Because timing is everything, someone raised this issue over on the How To Survive Your PhD edX course, and I figured, since I answered it there, I’d answer it here.
I’ve encountered more than a few PhD students from various universities/departments who are given guidelines when they first start. Things like: ‘you should be working 15 hours a week’ (part-time), or ‘this is a full-time job, and the hours should be as such’.
The thing is, a PhD is not a job. Yes, you might be one of those lucky ones that gets paid for it (plenty of us actually pay to do a PhD, rather than get paid for one), but that does not mean that it’s the 9-5 job your parents had. This is academia. In a nutshell, that means there are no set working hours.
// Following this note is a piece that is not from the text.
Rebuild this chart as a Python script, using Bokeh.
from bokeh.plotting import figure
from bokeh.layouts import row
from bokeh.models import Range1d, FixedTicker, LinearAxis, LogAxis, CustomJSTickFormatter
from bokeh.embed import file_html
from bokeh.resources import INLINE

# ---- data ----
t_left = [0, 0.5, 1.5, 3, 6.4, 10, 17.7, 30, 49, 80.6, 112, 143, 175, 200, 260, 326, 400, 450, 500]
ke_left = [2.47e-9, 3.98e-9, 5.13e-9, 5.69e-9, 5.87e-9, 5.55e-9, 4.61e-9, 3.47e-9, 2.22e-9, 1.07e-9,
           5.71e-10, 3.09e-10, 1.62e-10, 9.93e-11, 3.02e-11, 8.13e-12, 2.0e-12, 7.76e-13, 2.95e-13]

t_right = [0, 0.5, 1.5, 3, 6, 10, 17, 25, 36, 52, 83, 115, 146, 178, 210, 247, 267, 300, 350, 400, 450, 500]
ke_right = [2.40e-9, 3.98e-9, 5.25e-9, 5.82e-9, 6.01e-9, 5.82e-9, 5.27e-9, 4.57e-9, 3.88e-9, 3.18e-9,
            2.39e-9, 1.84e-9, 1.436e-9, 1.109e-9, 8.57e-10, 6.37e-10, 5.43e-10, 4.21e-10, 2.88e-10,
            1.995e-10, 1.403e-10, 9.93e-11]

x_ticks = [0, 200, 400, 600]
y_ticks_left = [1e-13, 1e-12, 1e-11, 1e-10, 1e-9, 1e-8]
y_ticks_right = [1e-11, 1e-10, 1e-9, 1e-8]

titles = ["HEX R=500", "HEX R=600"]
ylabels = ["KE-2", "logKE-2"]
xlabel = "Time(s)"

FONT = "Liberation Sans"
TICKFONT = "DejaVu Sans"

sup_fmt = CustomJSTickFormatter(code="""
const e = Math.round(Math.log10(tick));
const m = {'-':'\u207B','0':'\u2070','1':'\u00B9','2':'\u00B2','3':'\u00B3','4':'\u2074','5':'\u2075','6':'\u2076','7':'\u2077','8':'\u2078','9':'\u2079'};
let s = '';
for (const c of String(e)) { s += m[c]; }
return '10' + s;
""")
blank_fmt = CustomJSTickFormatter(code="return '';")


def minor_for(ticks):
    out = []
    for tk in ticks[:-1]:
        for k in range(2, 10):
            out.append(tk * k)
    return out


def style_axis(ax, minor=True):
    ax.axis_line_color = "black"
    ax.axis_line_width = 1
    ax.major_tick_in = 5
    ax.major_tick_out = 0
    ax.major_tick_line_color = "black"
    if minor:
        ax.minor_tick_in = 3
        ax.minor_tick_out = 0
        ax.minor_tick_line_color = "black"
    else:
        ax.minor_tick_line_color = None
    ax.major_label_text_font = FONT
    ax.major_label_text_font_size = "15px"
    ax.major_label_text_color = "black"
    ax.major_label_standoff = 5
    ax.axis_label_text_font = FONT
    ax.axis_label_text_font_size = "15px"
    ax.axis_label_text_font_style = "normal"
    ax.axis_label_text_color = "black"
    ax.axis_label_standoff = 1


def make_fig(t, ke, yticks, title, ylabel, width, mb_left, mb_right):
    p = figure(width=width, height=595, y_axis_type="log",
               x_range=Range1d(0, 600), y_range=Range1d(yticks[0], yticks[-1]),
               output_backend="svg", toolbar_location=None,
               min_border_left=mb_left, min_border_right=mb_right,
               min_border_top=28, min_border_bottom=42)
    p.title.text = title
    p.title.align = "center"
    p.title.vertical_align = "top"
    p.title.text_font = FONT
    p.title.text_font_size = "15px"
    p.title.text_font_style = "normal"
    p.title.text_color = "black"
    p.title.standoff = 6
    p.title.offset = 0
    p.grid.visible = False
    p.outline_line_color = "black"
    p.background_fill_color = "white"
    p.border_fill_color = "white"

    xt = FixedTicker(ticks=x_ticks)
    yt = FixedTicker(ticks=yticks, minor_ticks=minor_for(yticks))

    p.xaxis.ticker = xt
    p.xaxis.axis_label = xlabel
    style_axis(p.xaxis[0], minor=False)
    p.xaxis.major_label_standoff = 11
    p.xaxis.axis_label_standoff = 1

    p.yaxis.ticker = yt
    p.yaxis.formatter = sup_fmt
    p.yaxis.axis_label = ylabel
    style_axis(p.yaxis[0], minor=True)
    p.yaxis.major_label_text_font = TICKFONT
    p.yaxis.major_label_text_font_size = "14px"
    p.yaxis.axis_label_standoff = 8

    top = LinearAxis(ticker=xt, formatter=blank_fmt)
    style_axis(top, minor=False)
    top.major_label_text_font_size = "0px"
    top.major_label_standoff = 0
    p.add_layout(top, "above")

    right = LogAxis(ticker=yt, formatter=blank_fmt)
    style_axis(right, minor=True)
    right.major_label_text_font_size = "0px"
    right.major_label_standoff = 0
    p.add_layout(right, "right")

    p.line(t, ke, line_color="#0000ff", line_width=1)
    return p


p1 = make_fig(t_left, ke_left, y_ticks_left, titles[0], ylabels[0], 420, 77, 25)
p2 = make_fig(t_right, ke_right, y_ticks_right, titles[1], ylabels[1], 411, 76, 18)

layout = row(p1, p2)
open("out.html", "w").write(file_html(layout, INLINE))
If it takes you 56 hours a week to do the work you need to do that week then…you have a 56 hours working week. If it only takes you 20 hours to do it, fantastic.
So when your university department tells you how many hours a week they expect you to work on your PhD, treat it as a guideline, rather than a rule. Everyone works differently. In undergrad, I had friends who researched and wrote their papers over the course of one day (the day before it was due) and still got an A. I usually spent about two weeks writing my papers. That does not mean my paper was better than theirs, because I had spent more time on it. Writing, like most creative pursuits, really has nothing to do with time.
[Though practice does make perfect, if you are struggling to develop the writing technique.]
I found that, some weeks, I worked barely 10 hours on my PhD. Sometimes it was because I had work outside my thesis. Other times it was because there was a conference. Sometimes I had duties in my department or on campus that took several days. These things happen. I spent most of my PhD stressed and feeling guilty for not doing 40+ hours of work on it a week. Which is ridiculous, of course, but guilt doesn’t really care about what’s reasonable. It took me until into my 3rd year before I stopped worrying about it, and that was simply because sanity took over. What was the point of lying awake at night feeling bad about the fact I had only done 3 hours today instead of 7, when I could be getting a good night’s sleep in order to do more hours the next day.
Sanity prevails a lot in year 3. Mostly it’s because you just hit the ‘I don’t care anymore’ wall and the only way over/around/under it is to let go off all those things you did in your first couple of years that were useless. Like feeling guilty and worrying about how many hours you weren’t working.
So, my advice to you, from a completed PhD student who worked several contract jobs, did monthly duties in my department, mentored other students, still travelled and took days off, and wrote a bloody novel while being a PhD student: work however many hours you can OR however many hours you need to to reach your deadline. If that means a 56 hour week, well, get cracking.
If it means 15…then take the rest of the day off and stop worrying about it. You’ll be better for it tomorrow.